Wall Street is drooling over Hewlett Packard Enterprise (NYSE:HPE | HPE Price Prediction) because the Juniper Networks deal detonated a 148.2% Networking revenue surge in the most recent quarter and management just yanked FY26 EPS guidance to $3.35 to $3.45 from a prior $2.25 to $2.45. But here’s what you should actually be watching.
The HPE Story Is a Borrowed Engine
Strip out Juniper and the underlying business looks tired. Server revenue actually declined 2.7% year over year in Q1 FY26, Storage crawled at 2.4% in Q2, and the FY25 print delivered a GAAP operating loss of $437 million after a $1.621 billion goodwill impairment on Hybrid Cloud. Full-year net income collapsed 97.79% to $57 million. The shares have ripped 118.9% in twelve months, leaving the stock at a trailing P/E of 41 on a 4.01% profit margin. This is a crowded, acquisition-fueled trade. The commodity server core is being squeezed by rising DRAM and NAND input costs, tightening margins on raw commodity server assemblies that fail to sustain its recent momentum. The dividend, at $0.1425 per quarter, is a rounding error.
The Redirect: A Cash Machine Hiding in Plain Sight
Put IBM (NYSE:IBM) at the top of the watchlist. The stock is essentially flat over one year at a 0.83% gain, giving retirement-focused capital an entry that HPE stopped offering months ago. Three reasons the setup favors Big Blue.
1. A dividend pedigree HPE cannot touch. IBM just declared its 31st consecutive annual increase, lifting the quarterly payout to $1.69 per share from $1.68. The company has paid uninterrupted quarterly dividends every year since 1916. Current yield sits at 2.42%, roughly double HPE’s 1.25%.

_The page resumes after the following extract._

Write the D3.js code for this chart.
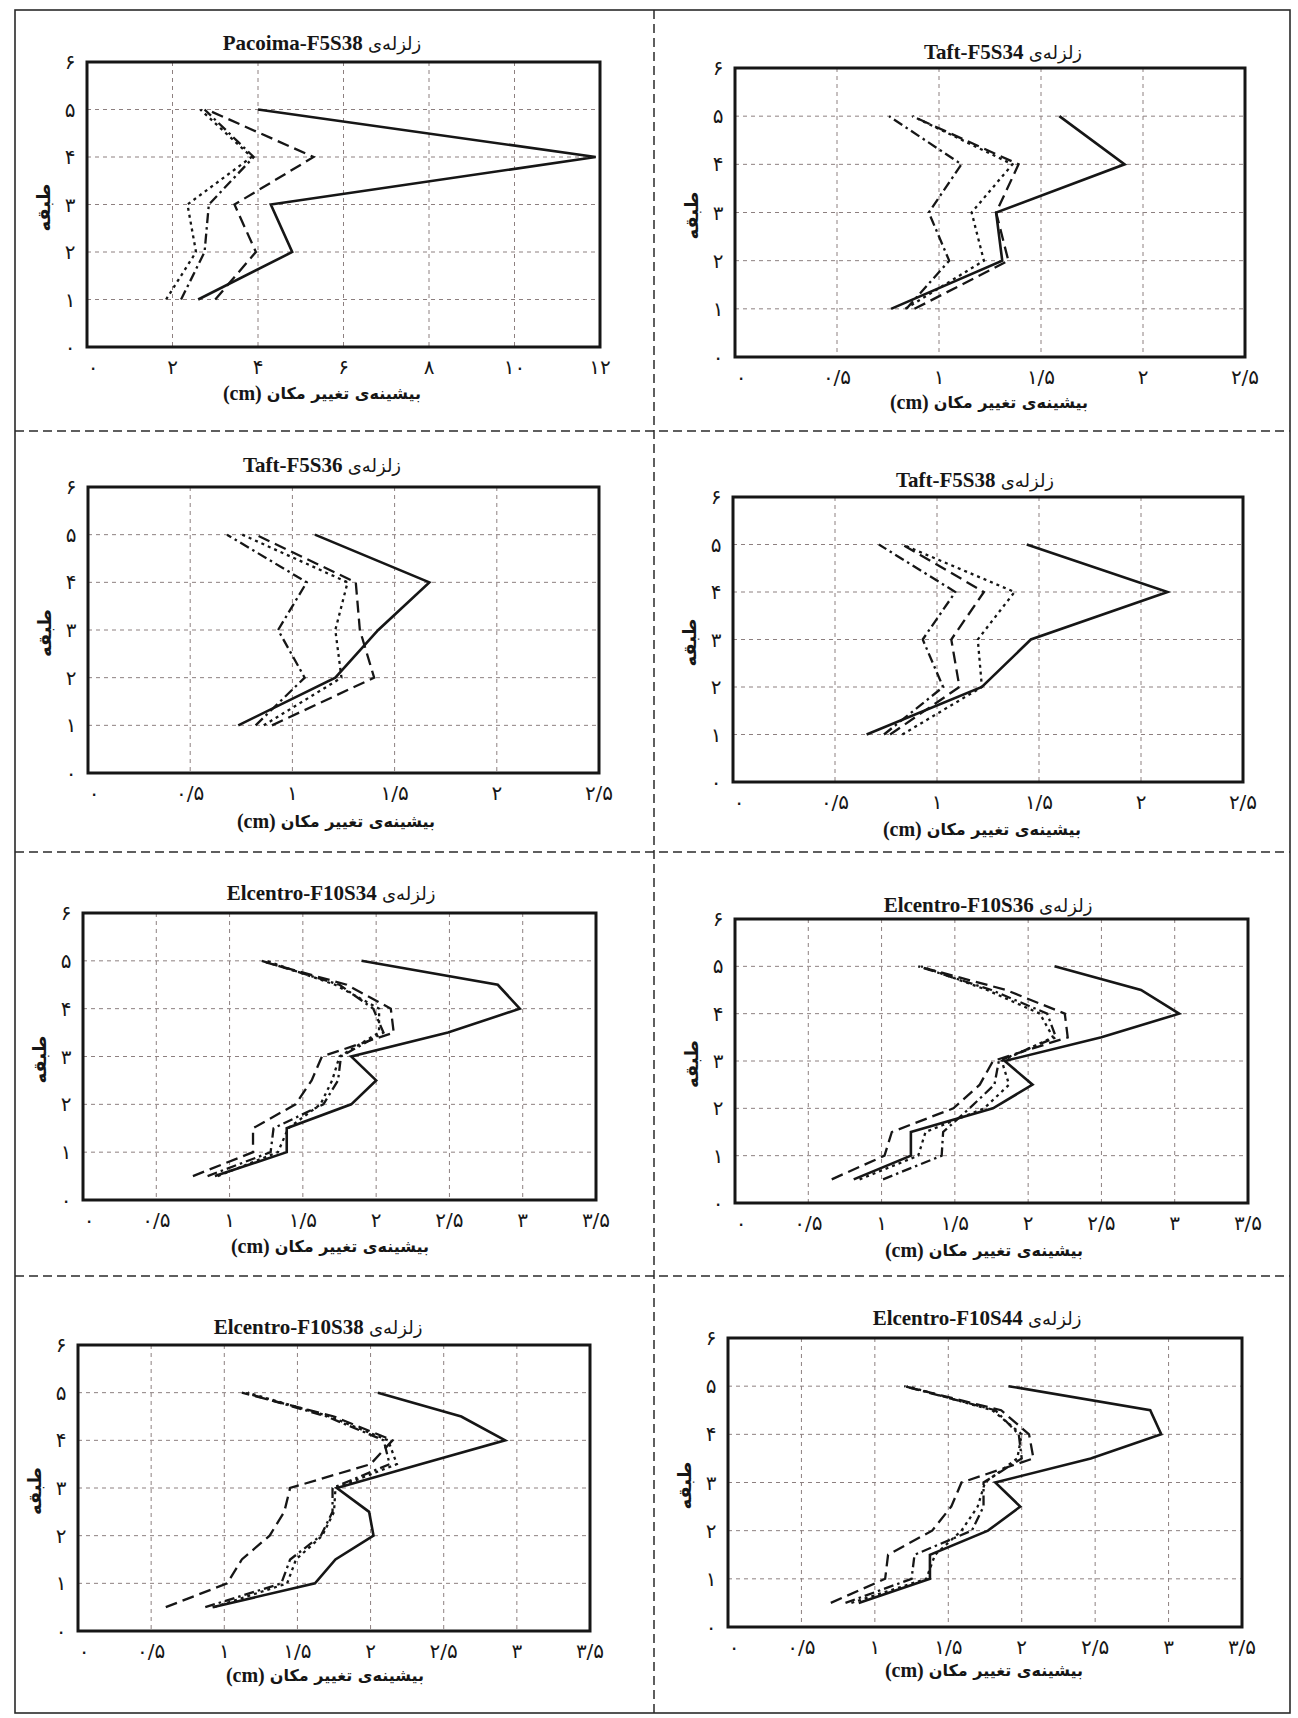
<!DOCTYPE html>
<html>
<head>
<meta charset="utf-8">
<script src="https://cdn.jsdelivr.net/npm/d3@7"></script>
<style>
  html, body { margin: 0; padding: 0; background: #fff; }
  svg { display: block; }
</style>
</head>
<body>
<svg id="page" width="1298" height="1718"></svg>
<script>
// ---------- data ----------
// storey levels at which drifts are sampled
const floorsF5 = [1, 2, 3, 4, 5];
const floorsF10 = [0.5, 1, 1.5, 2, 2.5, 3, 3.5, 4, 4.5, 5];
const floorTicks = [0, 1, 2, 3, 4, 5, 6];

// displacement axis ticks (cm)
const ticksPacoima = [0, 2, 4, 6, 8, 10, 12];
const ticksTaft = [0, 0.5, 1, 1.5, 2, 2.5];
const ticksElcentro = [0, 0.5, 1, 1.5, 2, 2.5, 3, 3.5];

// line styles of the four series, in the order the values are stored
const seriesKinds = ["solid", "dashed", "dashdot", "dotted"];

const titles = [
  "Pacoima-F5S38", "Taft-F5S34", "Taft-F5S36", "Taft-F5S38",
  "Elcentro-F10S34", "Elcentro-F10S36", "Elcentro-F10S38", "Elcentro-F10S44"
];

// maximum displacement per storey: [solid, dashed, dash-dot, dotted]
const pacoimaF5S38 = [
  [2.6, 4.8, 4.3, 11.9, 4.0],
  [3.0, 3.95, 3.45, 5.3, 2.8],
  [2.2, 2.75, 2.85, 3.9, 2.75],
  [1.85, 2.55, 2.35, 3.85, 2.65]
];
const taftF5S34 = [
  [0.765, 1.31, 1.28, 1.91, 1.59],
  [0.88, 1.34, 1.28, 1.39, 0.87],
  [0.84, 1.05, 0.95, 1.11, 0.755],
  [0.835, 1.22, 1.16, 1.36, 0.87]
];
const taftF5S36 = [
  [0.735, 1.21, 1.42, 1.67, 1.11],
  [0.90, 1.40, 1.33, 1.31, 0.82],
  [0.82, 1.06, 0.93, 1.07, 0.68],
  [0.86, 1.24, 1.21, 1.27, 0.755]
];
const taftF5S38 = [
  [0.655, 1.22, 1.46, 2.13, 1.44],
  [0.77, 1.11, 1.07, 1.23, 0.83],
  [0.74, 1.03, 0.93, 1.09, 0.715],
  [0.83, 1.22, 1.20, 1.38, 0.83]
];
const elcentroF10S34 = [
  [0.90, 1.39, 1.39, 1.83, 2.00, 1.83, 2.49, 2.98, 2.83, 1.90],
  [0.75, 1.16, 1.16, 1.45, 1.56, 1.63, 2.12, 2.10, 1.80, 1.21],
  [0.85, 1.28, 1.30, 1.64, 1.74, 1.76, 2.05, 1.98, 1.75, 1.22],
  [0.92, 1.33, 1.40, 1.62, 1.70, 1.75, 2.02, 2.02, 1.72, 1.25]
];
const elcentroF10S36 = [
  [0.81, 1.20, 1.20, 1.76, 2.03, 1.84, 2.50, 3.03, 2.77, 2.18],
  [0.66, 1.02, 1.07, 1.49, 1.67, 1.76, 2.27, 2.25, 1.85, 1.25],
  [1.01, 1.41, 1.42, 1.60, 1.77, 1.80, 2.19, 2.13, 1.75, 1.25],
  [0.85, 1.25, 1.30, 1.70, 1.87, 1.82, 2.17, 2.08, 1.72, 1.27]
];
const elcentroF10S38 = [
  [0.92, 1.62, 1.76, 2.02, 1.99, 1.77, 2.34, 2.92, 2.62, 2.05],
  [0.60, 1.02, 1.12, 1.31, 1.41, 1.45, 2.00, 2.15, 1.75, 1.12],
  [0.87, 1.39, 1.45, 1.66, 1.74, 1.74, 2.13, 2.09, 1.70, 1.14],
  [0.93, 1.43, 1.49, 1.67, 1.75, 1.76, 2.18, 2.12, 1.72, 1.16]
];
const elcentroF10S44 = [
  [0.89, 1.375, 1.375, 1.77, 1.99, 1.82, 2.47, 2.95, 2.875, 1.91],
  [0.70, 1.07, 1.09, 1.39, 1.52, 1.59, 2.08, 2.05, 1.86, 1.20],
  [0.80, 1.25, 1.27, 1.66, 1.74, 1.74, 2.00, 1.98, 1.82, 1.20],
  [0.84, 1.35, 1.41, 1.59, 1.70, 1.75, 1.97, 2.00, 1.80, 1.22]
];

// ---------- layout ----------
const panels = [
  { title: titles[0], values: pacoimaF5S38,   floors: floorsF5,  ticks: ticksPacoima,  box: [87, 62, 600, 347],     titleX: 322, titleY: 43,   labelX: 322, labelY: 393 },
  { title: titles[1], values: taftF5S34,      floors: floorsF5,  ticks: ticksTaft,     box: [735, 68, 1245, 357],   titleX: 1003, titleY: 52,  labelX: 989, labelY: 402 },
  { title: titles[2], values: taftF5S36,      floors: floorsF5,  ticks: ticksTaft,     box: [88, 487, 599, 773],    titleX: 322, titleY: 465,  labelX: 336, labelY: 821 },
  { title: titles[3], values: taftF5S38,      floors: floorsF5,  ticks: ticksTaft,     box: [733, 497, 1243, 782],  titleX: 975, titleY: 480,  labelX: 982, labelY: 829 },
  { title: titles[4], values: elcentroF10S34, floors: floorsF10, ticks: ticksElcentro, box: [83, 913, 596, 1200],   titleX: 331, titleY: 893,  labelX: 330, labelY: 1246 },
  { title: titles[5], values: elcentroF10S36, floors: floorsF10, ticks: ticksElcentro, box: [735, 919, 1248, 1203], titleX: 988, titleY: 905,  labelX: 984, labelY: 1250 },
  { title: titles[6], values: elcentroF10S38, floors: floorsF10, ticks: ticksElcentro, box: [78, 1345, 590, 1631],  titleX: 318, titleY: 1327, labelX: 325, labelY: 1675 },
  { title: titles[7], values: elcentroF10S44, floors: floorsF10, ticks: ticksElcentro, box: [728, 1338, 1242, 1627], titleX: 977, titleY: 1318, labelX: 984, labelY: 1670 }
];

const dashFor = {
  solid: null,
  dashed: "12,6",
  dashdot: "10,4,2.5,4",
  dotted: "3,4"
};
const widthFor = { solid: 2.6, dashed: 2.3, dashdot: 2.3, dotted: 2.3 };

const INK = "#161616";
const GRID = "#8d8080";
const LATIN = "'Liberation Serif', 'DejaVu Serif', serif";
const PERSIAN = "'DejaVu Sans', sans-serif";

// Persian digits with "/" as decimal separator
const faDigits = "۰۱۲۳۴۵۶۷۸۹";
function fa(n) {
  return String(n).replace(".", "/").replace(/\d/g, d => faDigits[+d]);
}

const svg = d3.select("#page");

// ---------- page frame and dividers ----------
const frame = svg.append("g").attr("fill", "none").attr("stroke", "#2a2a2a");
frame.append("rect")
  .attr("x", 15).attr("y", 10).attr("width", 1275).attr("height", 1703)
  .attr("stroke-width", 1.6);
frame.append("line")
  .attr("x1", 654).attr("x2", 654).attr("y1", 10).attr("y2", 1713)
  .attr("stroke-width", 1.5).attr("stroke-dasharray", "9,5");
[431, 852, 1276].forEach(y => {
  frame.append("line")
    .attr("x1", 15).attr("x2", 1290).attr("y1", y).attr("y2", y)
    .attr("stroke-width", 1.5).attr("stroke-dasharray", "9,5");
});

// ---------- panels ----------
panels.forEach(p => {
  const [L, T, R, B] = p.box;
  const xMax = p.ticks[p.ticks.length - 1];
  const x = d3.scaleLinear().domain([0, xMax]).range([L, R]);
  const y = d3.scaleLinear().domain([0, 6]).range([B, T]);
  const g = svg.append("g");

  // grid
  const grid = g.append("g")
    .attr("stroke", GRID).attr("stroke-width", 1).attr("stroke-dasharray", "4,4");
  grid.selectAll("line.v")
    .data(p.ticks.slice(1, -1))
    .join("line").attr("class", "v")
    .attr("x1", d => x(d)).attr("x2", d => x(d))
    .attr("y1", T).attr("y2", B);
  grid.selectAll("line.h")
    .data(floorTicks.slice(1, -1))
    .join("line").attr("class", "h")
    .attr("x1", L).attr("x2", R)
    .attr("y1", d => y(d)).attr("y2", d => y(d));

  // series
  const line = d3.line().x(d => x(d[0])).y(d => y(d[1]));
  p.values.forEach((vals, i) => {
    const kind = seriesKinds[i];
    const pts = vals.map((v, k) => [v, p.floors[k]]);
    g.append("path")
      .attr("d", line(pts))
      .attr("fill", "none")
      .attr("stroke", INK)
      .attr("stroke-width", widthFor[kind])
      .attr("stroke-linejoin", "miter")
      .attr("stroke-dasharray", dashFor[kind]);
  });

  // frame of the plot
  g.append("rect")
    .attr("x", L).attr("y", T).attr("width", R - L).attr("height", B - T)
    .attr("fill", "none").attr("stroke", INK).attr("stroke-width", 3);

  // x tick labels
  g.append("g")
    .attr("font-family", PERSIAN).attr("font-size", 20).attr("fill", INK)
    .attr("text-anchor", "middle")
    .selectAll("text")
    .data(p.ticks)
    .join("text")
    .attr("x", (d, k) => x(d) + (k === 0 ? 6 : 0))
    .attr("y", B + 20)
    .attr("dominant-baseline", "central")
    .text(d => fa(d));

  // y tick labels
  g.append("g")
    .attr("font-family", PERSIAN).attr("font-size", 20).attr("fill", INK)
    .attr("text-anchor", "middle")
    .selectAll("text")
    .data(floorTicks)
    .join("text")
    .attr("x", L - 17)
    .attr("y", d => y(d))
    .attr("dominant-baseline", "central")
    .text(d => fa(d));

  // y axis title
  g.append("text")
    .attr("transform", `translate(${L - 44},${y(3) + 3}) rotate(-90)`)
    .attr("text-anchor", "middle").attr("dominant-baseline", "central")
    .attr("font-family", PERSIAN).attr("font-weight", "bold")
    .attr("font-size", 18).attr("fill", INK)
    .text("طبقه");

  // chart title
  const t = g.append("text")
    .attr("x", p.titleX).attr("y", p.titleY)
    .attr("text-anchor", "middle").attr("dominant-baseline", "central")
    .attr("fill", INK);
  t.append("tspan")
    .attr("font-family", LATIN).attr("font-weight", "bold").attr("font-size", 21)
    .text(p.title + " ");
  t.append("tspan")
    .attr("font-family", PERSIAN).attr("font-size", 18)
    .text("زلزله‌ی");

  // x axis title
  const xl = g.append("text")
    .attr("x", p.labelX).attr("y", p.labelY)
    .attr("text-anchor", "middle").attr("dominant-baseline", "central")
    .attr("fill", INK);
  xl.append("tspan")
    .attr("font-family", LATIN).attr("font-weight", "bold").attr("font-size", 20)
    .text("(cm) ");
  xl.append("tspan")
    .attr("font-family", PERSIAN).attr("font-weight", "bold").attr("font-size", 16)
    .text("بیشینه‌ی تغییر مکان");
});
</script>
</body>
</html>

2. AI monetization quantified in real dollars. The generative AI book of business scaled from $7.5 billion in Q2 FY25 to $9.5 billion in Q3 to over $12.5 billion inception-to-date by Q4. Q1 FY26 delivered a 4th consecutive EPS beat at $1.91 versus a $1.81 consensus. Polymarket priced the beat at 0.999 at close, a near-certain outcome the crowd nailed.
3. Organic mix shift toward higher-margin software and mainframe. Q1 FY26 Software grew 11.3% with Red Hat at 13% and Data at 19%. Infrastructure grew 15.3% with IBM Z mainframe revenue up 51%, following four consecutive quarters of 70%, 61%, 67%, and 51% Z growth. Infrastructure segment profit margin expanded to 15.8% from 8.6% a year prior. Operating income grew 20.62% on 9.46% revenue growth. That is real operating leverage, funded by $14.73 billion in FY25 free cash flow with another $1 billion year-over-year improvement guided for FY26.
The Setup
HPE trades at a trailing 41 P/E with a 4.01% profit margin, stretched balance sheet, and integration risk stacked on cost-program risk. IBM trades at a forward 23x with a 15.6% profit margin, 35.8% return on equity, and an analyst target of $293.89. The composite prediction-market sentiment reads bullish at 62.87.
Rotate the attention. The structural pivot, the dividend record, and the mainframe cycle are already showing up in the numbers at IBM while HPE bulls are still counting on Juniper synergies to keep the story alive.